Ottawa Rape Crisis Centre
- Abbreviation: ORCC
- Formation: 1974
- Type: Charitable Organization
- Purpose: Ending all forms of sexual- and gender-based violence and helping survivors.
- Region served: Ottawa, Ontario, Canada
- Official language: English
- Executive Director: Christy Savage
- Staff: 9 FT
- Website: orcc.net
- Remarks: 24-hour crisis line: 613.562.2333

= Ottawa Rape Crisis Centre =

Canadian organization

The Ottawa Rape Crisis Centre (ORCC) is a Canadian organization working to end all forms of sexual violence. When the ORCC was founded in 1974 it became the third rape crisis centre to operate within Canada.

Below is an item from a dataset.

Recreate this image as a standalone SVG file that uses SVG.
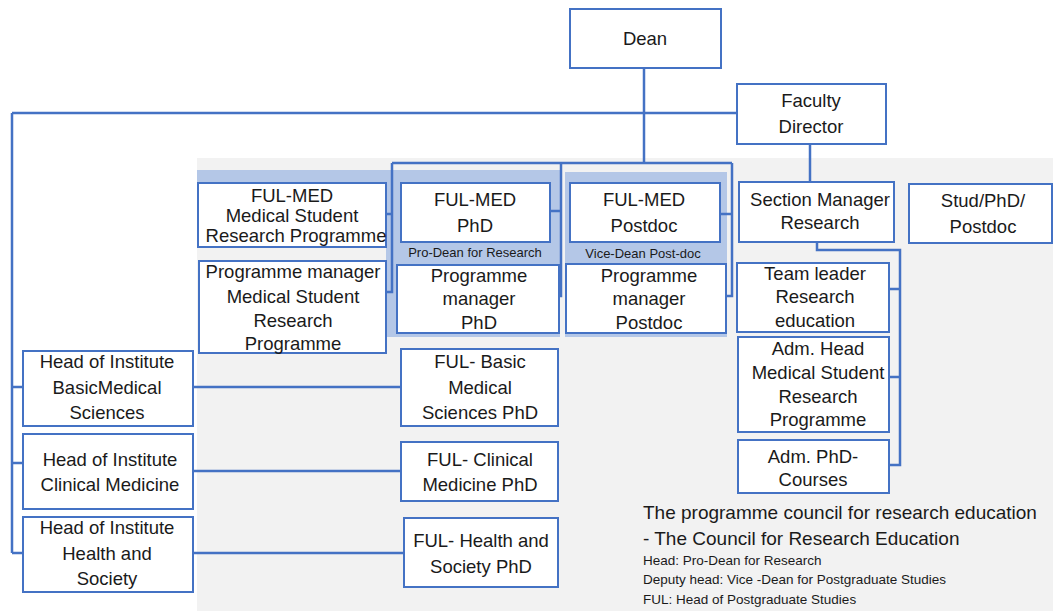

The organization’s philosophy is proactive, anti-racist/anti-oppression and feminist.

== Services ==
The Ottawa Rape Crisis Centre is mandated to provide services to people residing in Ottawa, Ontario Canada who are 16 years of age or older. These services include a 24-hour crisis line, counselling services, and a public education program. Counselling services are also available to friends, family members and partners who are supporting a woman who has experienced sexual assault. A variety of programs and projects are also ongoing, such as work with incarcerated women at the Ottawa Carleton Detention Centre.

== History ==
On December 15, 1974, a small group of women officially opened the ORCC. Prior to this there were no organizations within the Ottawa community offering services to women who had experienced sexual assault. The ORCC became one of only three rape crisis centres in Canada. The other two organizations were operating in Toronto and Vancouver.